Als er im Westfernsehen sah, dass schon viele Ostdeutsche über Ungarn flohen, entschloss auch er sich dazu, das Land zu verlassen. Letztlich war die Liebe zu seinen Eltern größer als die Angst. Der damals 19-Jährige stieg in den Zug nach Prag – in der Hoffnung, von dort aus, in den Westen zu gelangen.

Nach einer zermürbenden Fahrt und einer elfstündigen Odyssee durch Prag auf der Suche nach der bundesdeutschen Botschaft erreichte er schließlich erschöpft, aber unendlich glücklich sein Ziel. In der deutschen Botschaft musste er gemeinsam mit 4000 anderen DDR-Flüchtlingen unter schlechten hygienischen Bedingungen noch zwei Wochen ausharren.

"Den schönsten Moment meines Lebens" aber zeigt Jens Hase anhand eines Videos: "Wir sind zu Ihnen gekommen, um Ihnen mitzuteilen, dass heute Ihre Ausreise...", verkündete Außenminister Hans-Dietrich Genscher am 30. September 1989 in Prag. Seine weiteren Worte gingen im Jubel der Flüchtlinge unter. Eine Szene, die ihn, das spürt man beim Zuhören, auch so viele Jahre später, sehr berührt.
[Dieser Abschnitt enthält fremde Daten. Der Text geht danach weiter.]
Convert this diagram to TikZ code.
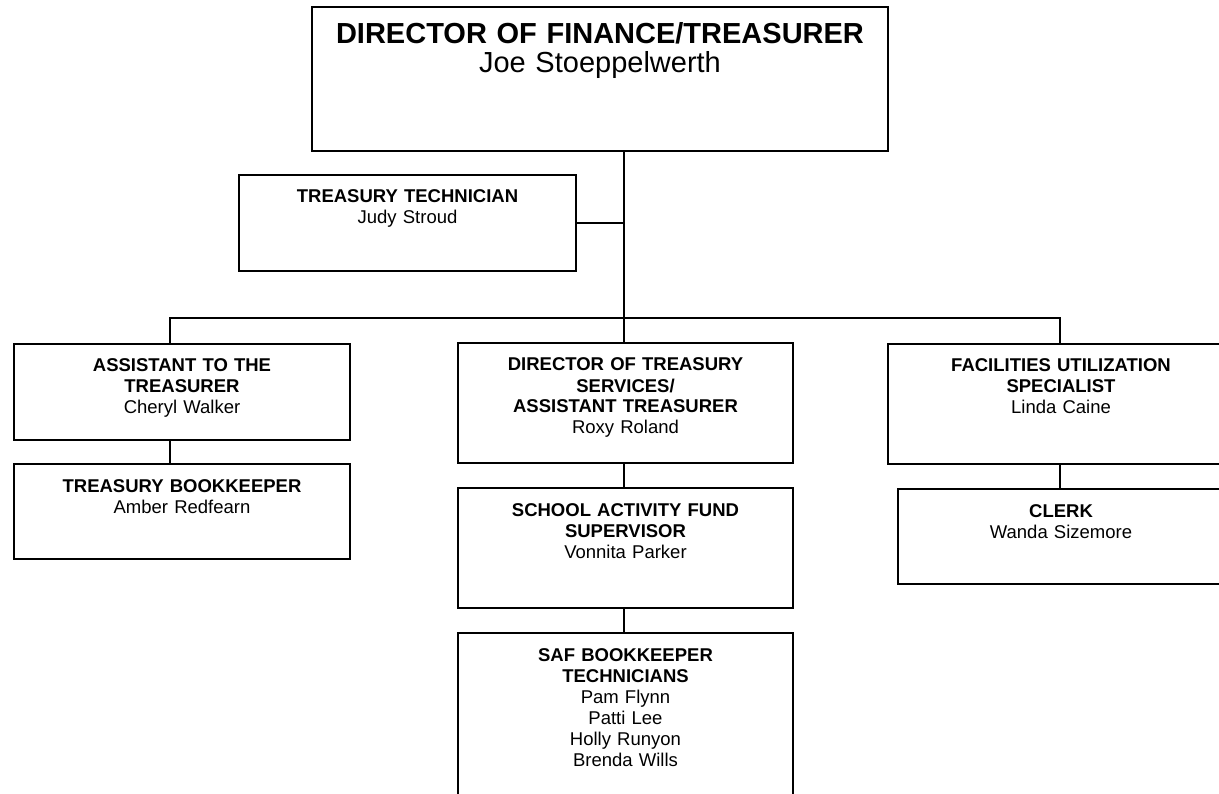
\documentclass[tikz,border=0pt]{standalone}
\usepackage{fontspec}
\setmainfont{Liberation Sans}
\usepackage{tikz}

\begin{document}
\begin{tikzpicture}[x=1pt, y=-1pt, line width=2pt]
        % Define the style for the position boxes
        \tikzstyle{orgbox}=[draw, anchor=north west, inner sep=0pt, align=center, text height=28pt, font=\fontsize{18.5}{21}\selectfont]

        \useasboundingbox (0,0) rectangle (1219,794);
        \clip (0,0) rectangle (1219,794);

        % Define the nodes
        \node[orgbox, text width=576pt, text height=37pt, text depth=107pt, font=\fontsize{29}{29}\selectfont] (fin) at (311,6) {\textbf{DIRECTOR OF FINANCE/TREASURER}\\Joe Stoeppelwerth};
        \node[orgbox, text width=337pt, text depth=68pt] (tech) at (238,174) {\textbf{TREASURY TECHNICIAN}\\Judy Stroud};
        \node[orgbox, text width=336pt, text depth=68pt] (asst) at (13,343) {\textbf{ASSISTANT TO THE}\\\textbf{TREASURER}\\Cheryl Walker};
        \node[orgbox, text width=336pt, text depth=67pt] (bkpr) at (13,463) {\textbf{TREASURY BOOKKEEPER}\\Amber Redfearn};
        \node[orgbox, text width=335pt, text depth=92pt] (dts) at (457,342) {\textbf{DIRECTOR OF TREASURY}\\\textbf{SERVICES/}\\\textbf{ASSISTANT TREASURER}\\Roxy Roland};
        \node[orgbox, text width=335pt, text depth=92pt] (safsup) at (457,487) {\textbf{SCHOOL ACTIVITY FUND}\\\textbf{SUPERVISOR}\\Vonnita Parker};
        \node[orgbox, text width=335pt, text depth=142pt] (safbk) at (457,632) {\textbf{SAF BOOKKEEPER}\\\textbf{TECHNICIANS}\\Pam Flynn\\Patti Lee\\Holly Runyon\\Brenda Wills};
        \node[orgbox, text width=346pt, text depth=92pt] (fac) at (887,343) {\textbf{FACILITIES UTILIZATION}\\\textbf{SPECIALIST}\\Linda Caine};
        \node[orgbox, text width=326pt, text depth=67pt] (clerk) at (897,488) {\textbf{CLERK}\\Wanda Sizemore};

        % Define the bus points
        \coordinate (bus) at (624,318);
        \coordinate (busL) at (170,318);
        \coordinate (busR) at (1060,318);

        % Define the connectors
        \draw (fin.south -| bus) -- (bus);
        \draw (tech.east) -- (tech.east -| bus);
        \draw (busL |- asst.north) -- (busL) -- (busR) -- (busR |- fac.north);
        \draw (bus) -- (bus |- dts.north);
        \draw (busL |- asst.south) -- (busL |- bkpr.north);
        \draw (bus |- dts.south) -- (bus |- safsup.north);
        \draw (bus |- safsup.south) -- (bus |- safbk.north);
        \draw (busR |- fac.south) -- (busR |- clerk.north);
    \end{tikzpicture}
\end{document}
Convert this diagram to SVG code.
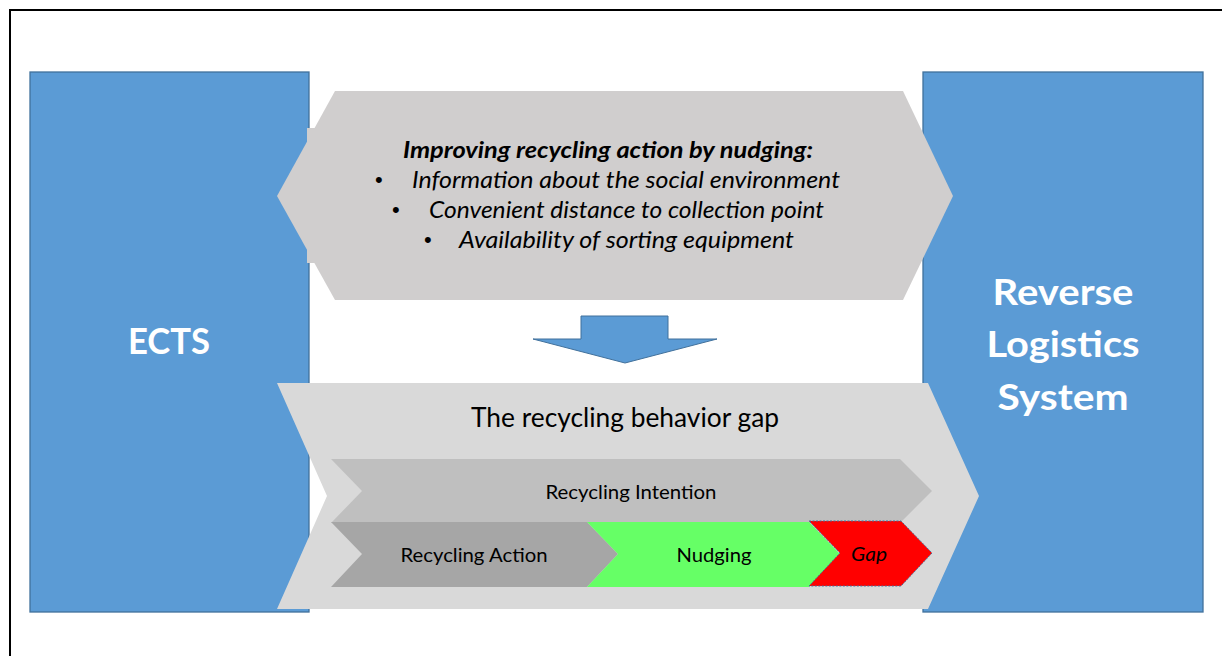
<svg xmlns="http://www.w3.org/2000/svg" width="1222" height="656" viewBox="0 0 1222 656">
  <style>
    .box { fill: #5B9BD5; stroke: #41719C; stroke-width: 1.3; }
    .big { font-family: Lato, "Liberation Sans", sans-serif; font-weight: bold; font-size: 36px; fill: #FFFFFF; text-anchor: middle; }
    .body { font-family: Lato, "Liberation Sans", sans-serif; font-size: 23px; fill: #000000; }
    .dot { font-family: "Liberation Sans", sans-serif; font-size: 22px; fill: #000000; }
    .lbl { font-family: Lato, "Liberation Sans", sans-serif; font-size: 19px; fill: #000000; text-anchor: middle; }
    .title { font-size: 26px; }
    .it { font-style: italic; }
    .bold { font-weight: bold; }
  </style>

  <!-- outer frame -->
  <path d="M10,656 V10 H1222" fill="none" stroke="#000000" stroke-width="2"/>

  <!-- side columns -->
  <g id="ects">
    <rect class="box" x="30" y="72" width="279" height="540"/>
  </g>
  <g id="reverse-logistics">
    <rect class="box" x="923" y="72" width="280" height="540"/>
  </g>

  <!-- nudging measures -->
  <g id="nudging-measures">
    <polygon points="335,91 903,91 953,196 903,300 335,300 277,196" fill="#D0CECE"/>
    <rect x="307" y="128" width="400" height="135" fill="#D0CECE"/>
    <text class="body it bold" x="608" y="158" text-anchor="middle" textLength="410" lengthAdjust="spacingAndGlyphs">Improving recycling action by nudging:</text>
    <text class="dot" x="375" y="187">•</text>
    <text class="body it" x="412" y="188" textLength="428" lengthAdjust="spacingAndGlyphs">Information about the social environment</text>
    <text class="dot" x="392" y="217">•</text>
    <text class="body it" x="429" y="218" textLength="395" lengthAdjust="spacingAndGlyphs">Convenient distance to collection point</text>
    <text class="dot" x="424" y="247">•</text>
    <text class="body it" x="459" y="248" textLength="335" lengthAdjust="spacingAndGlyphs">Availability of sorting equipment</text>
  </g>

  <!-- connector -->
  <g id="connectors">
    <polygon points="581,316 668,316 668,339 717,339 625,363 533,339 581,339" fill="#5B9BD5" stroke="#41719C" stroke-width="1"/>
  </g>

  <!-- behaviour gap -->
  <g id="behavior-gap">
    <polygon points="277,383 928,383 979,496 928,609 277,609 327,496" fill="#D9D9D9"/>
    <text class="lbl title" x="625" y="427" textLength="308" lengthAdjust="spacingAndGlyphs">The recycling behavior gap</text>
  </g>

  <g id="recycling-intention">
    <polygon points="331,459 900,459 932,491 900,523 331,523 362,491" fill="#BFBFBF"/>
    <text class="lbl" x="631" y="499" textLength="171" lengthAdjust="spacingAndGlyphs">Recycling Intention</text>
  </g>

  <g id="recycling-action">
    <polygon points="331,522 587,522 618,554 587,587 331,587 362,554" fill="#A6A6A6"/>
    <text class="lbl" x="474" y="562" textLength="147" lengthAdjust="spacingAndGlyphs">Recycling Action</text>
  </g>

  <g id="nudging">
    <polygon points="587,522 809,522 840,554 809,587 587,587 618,554" fill="#66FF66"/>
    <text class="lbl" x="714" y="562" textLength="75" lengthAdjust="spacingAndGlyphs">Nudging</text>
  </g>

  <g id="gap">
    <polygon points="809,521 901,521 932,553 901,586 809,586 840,553" fill="#FF0000" stroke="#41719C" stroke-width="1" stroke-dasharray="2,1.5"/>
    <text class="lbl it" x="869" y="561" textLength="36" lengthAdjust="spacingAndGlyphs">Gap</text>
  </g>

  <!-- column titles -->
  <text class="big" x="169" y="354" textLength="82" lengthAdjust="spacingAndGlyphs">ECTS</text>
  <text class="big" x="1063" y="305" textLength="141" lengthAdjust="spacingAndGlyphs">Reverse</text>
  <text class="big" x="1063" y="357" textLength="153" lengthAdjust="spacingAndGlyphs">Logistics</text>
  <text class="big" x="1063" y="410" textLength="131" lengthAdjust="spacingAndGlyphs">System</text>
</svg>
Das Wechselbad der Gefühle war für den jungen Mann aber damit noch nicht vorbei, denn der Zug, der ihn und viele andere in die Freiheit bringen sollte, musste durch DDR-Gebiet fahren. "Anfangs wollte ich auf keinen Fall einsteigen, da war die Angst sofort wieder da." Das ging auch den anderen Mitfahrern so, es herrschte angespannte Ruhe. Letztlich stieg er ein, um 21 Uhr fuhr der Zug in Prag los und erreichte nach gefühlt unendlich vielen Stopps am nächsten Morgen um 6.14 Uhr Hof. Als er in der fränkischen Stadt den Fuß auf den Bahnsteig setzte, "fühlte er sich wie Neil Armstrong auf dem Mond". In Hof standen Tausende Menschen auf dem Bahnsteig, um die Ankömmlinge zu begrüßen. In der Bahnhofsmission gelang es den Mitarbeitern, die Telefonnummer der Eltern herauszufinden. "Papa, ich bin da, ich komme", war alles, was er sagen konnte, dann begann er zu weinen, "und mit mir die ganze Bahnhofsmission".

Zum Abschluss seines beeindruckenden Vortrags gab Jens Hase den Schülern die Botschaft mit auf den Weg: "Freiheit ist nicht selbstverständlich, und es lohnt sich, jeden Tag, dafür zu kämpfen."